Dinin bir çeşit devrim olduğunu iddia edenler yalan söylüyor. “Demek ki, devrim dinin hiçbir yerindedir; dinde devrim yoktur. Din devrimden yoksun olduğu için, kurtarıcıya sarılır. Uygarlık tarihinin eşitsiz karakterinin bir yansımasıdır o. Uygarlık tarihi eşitsiz toplumların tarihi olduğu için, aynı zamanda kurtarıcı arayışının da tarihidir” (Gökdemir,2019:120).1 Din, devlet olmadan bir hiçtir. Yayılmak ve kurumsallaşmak için devletin desteğine ihtiyaç duyar. Ezilenlerin bu güçlü iç çekişe rağbet etmesinin bugün, anladığımız manadaki devrimle ilişkisi yoktur. Din, geleceği sömürücü sınıf tarafından esir alınmış insanların cennet histerisinden başka bir anlama sahip değildir. Buradan yola çıkan biri bunun psikolojik bir rahatsızlık olduğunu elbette söyleyebilir; ancak bu mesele sadece buraya indirgenemez. 

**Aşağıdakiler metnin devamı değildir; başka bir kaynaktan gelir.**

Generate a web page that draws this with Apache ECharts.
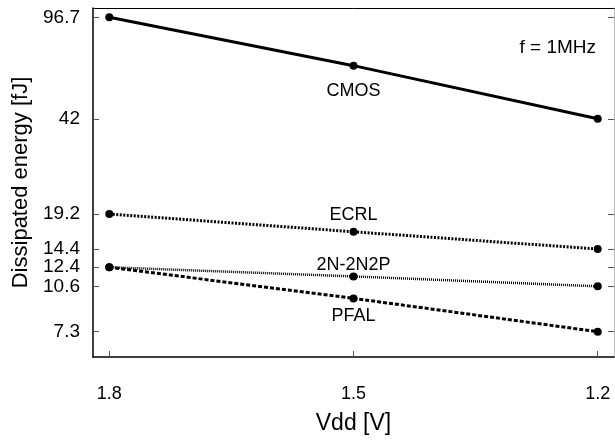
<!DOCTYPE html>
<html>
<head>
<meta charset="utf-8">
<script src="https://cdn.jsdelivr.net/npm/echarts@6/dist/echarts.min.js"></script>
<style>
  html, body { margin: 0; padding: 0; background: #fff; }
  #chart { width: 615px; height: 442px; }
</style>
</head>
<body>
<div id="chart"></div>
<script>
// supply voltage (x axis, shown high to low)
var vdd = [1.8, 1.5, 1.2];
var yTicks = [7.3, 10.6, 12.4, 14.4, 19.2, 42, 96.7];

// dissipated energy per logic family [fJ]
var cmos = [96.7, 65.0, 42];
var ecrl = [19.2, 16.6, 14.4];
var n2n2p = [12.4, 11.5, 10.6];
var pfal = [12.4, 9.6, 7.3];

var font = "'Liberation Sans', Arial, Helvetica, sans-serif";

function makeSeries(name, vals, lineType, width, labelPos, labelOffset) {
  return {
    name: name,
    type: "line",
    symbol: "circle",
    symbolSize: 8,
    itemStyle: { color: "#000" },
    lineStyle: { color: "#000", width: width, type: lineType },
    data: vdd.map(function (v, i) {
      var item = { value: [v, vals[i]] };
      if (i === 1) {
        item.label = {
          show: true,
          position: labelPos,
          offset: labelOffset,
          formatter: name,
          color: "#000",
          fontSize: 18,
          fontFamily: font
        };
      }
      return item;
    })
  };
}

var myChart = echarts.init(document.getElementById("chart"));
myChart.setOption({
  animation: false,
  backgroundColor: "#fff",
  title: {
    text: "f = 1MHz",
    right: 14,
    top: 33,
    textStyle: { color: "#000", fontSize: 19, fontWeight: "normal", fontFamily: font }
  },
  grid: { left: 93, right: 1, top: 8, bottom: 85 },
  xAxis: [
    {
      type: "value",
      inverse: true,
      min: 1.18,
      max: 1.82,
      name: "Vdd [V]",
      nameLocation: "middle",
      nameGap: 55,
      nameTextStyle: { color: "#000", fontSize: 23, fontFamily: font },
      axisLine: { show: true, onZero: false, lineStyle: { color: "#000", width: 1.5 } },
      axisTick: { show: true, inside: true, length: 6, customValues: vdd, lineStyle: { color: "#555" } },
      axisLabel: { customValues: vdd, color: "#000", fontSize: 18, fontFamily: font, margin: 28 },
      splitLine: { show: false }
    },
    {
      type: "value",
      position: "top",
      min: 1.18,
      max: 1.82,
      axisLine: { show: true, lineStyle: { color: "#000", width: 1 } },
      axisTick: { show: false },
      axisLabel: { show: false },
      splitLine: { show: false }
    }
  ],
  yAxis: [
    {
      type: "log",
      logBase: 10,
      min: 5.93,
      max: 104.4,
      name: "Dissipated energy [fJ]",
      nameLocation: "middle",
      nameGap: 58,
      nameTextStyle: { color: "#000", fontSize: 22, fontFamily: font },
      axisLine: { show: true, lineStyle: { color: "#000", width: 1.5 } },
      axisTick: { show: true, inside: true, length: 6, customValues: yTicks, lineStyle: { color: "#555" } },
      axisLabel: { customValues: yTicks, color: "#000", fontSize: 19, fontFamily: font, margin: 13 },
      splitLine: { show: false }
    },
    {
      type: "log",
      logBase: 10,
      position: "right",
      min: 5.93,
      max: 104.4,
      axisLine: { show: true, lineStyle: { color: "#bbb", width: 1 } },
      axisTick: { show: true, inside: true, length: 6, customValues: yTicks, lineStyle: { color: "#555" } },
      axisLabel: { show: false },
      splitLine: { show: false }
    }
  ],
  series: [
    makeSeries("CMOS", cmos, "solid", 3, "bottom", [0, 7]),
    makeSeries("ECRL", ecrl, [2, 1.5], 3, "top", [0, 1.5]),
    makeSeries("2N-2N2P", n2n2p, [1, 1], 2.5, "top", [0, 7]),
    makeSeries("PFAL", pfal, [4, 2], 3, "bottom", [0, 0])
  ]
});
</script>
</body>
</html>
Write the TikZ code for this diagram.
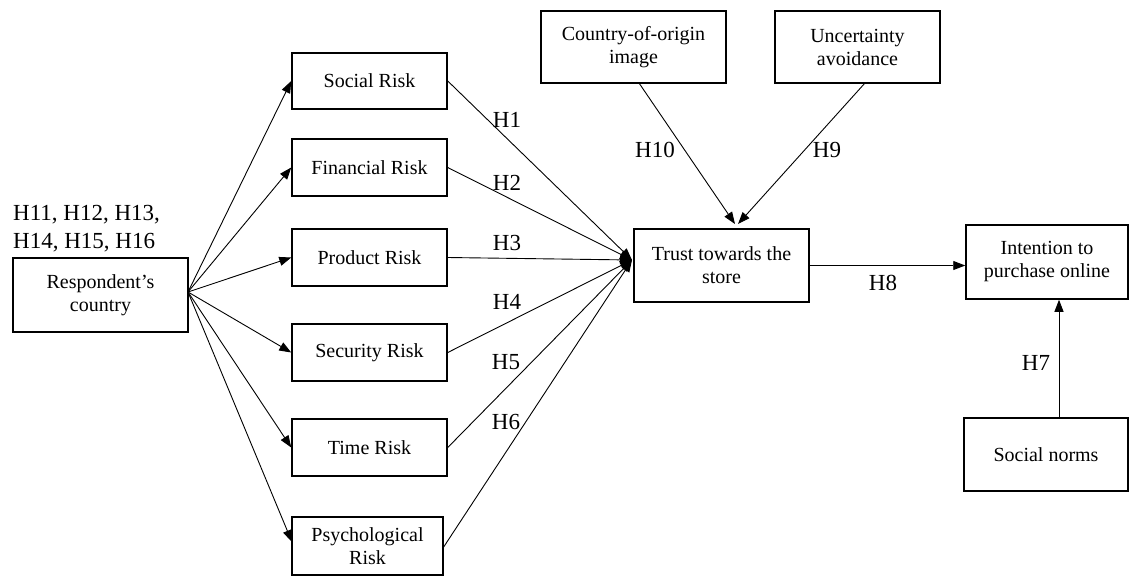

Tam bu noktada gerçek faillerin eylemlerine odaklanmalıyız. Katili bir kişi ya da dar bir grup olarak göstermek ya da bunu Agatha Christie romanlarındaki polisiye romantizmine indirgemek, gerçekliğin üzerini örtmek için kullanışlı bir ideolojik yöntem olabilir. Samuel Paty’nin katili Avrupa emperyalizmidir. O Avrupa emperyalizmi, ABD’nin Ortadoğu’daki tüm kanlı operasyonlarına izin vermiştir. Şimdi, sözde laik Fransa Cumhuriyet’inde tüm öğretmenler en özgür olmaları gereken ortamlarda yani sınıfta, korkunç bir sansürün ve endişenin pençesindedirler.2 Sadece Fransa’da değil, İngiltere’de de durum böyledir. 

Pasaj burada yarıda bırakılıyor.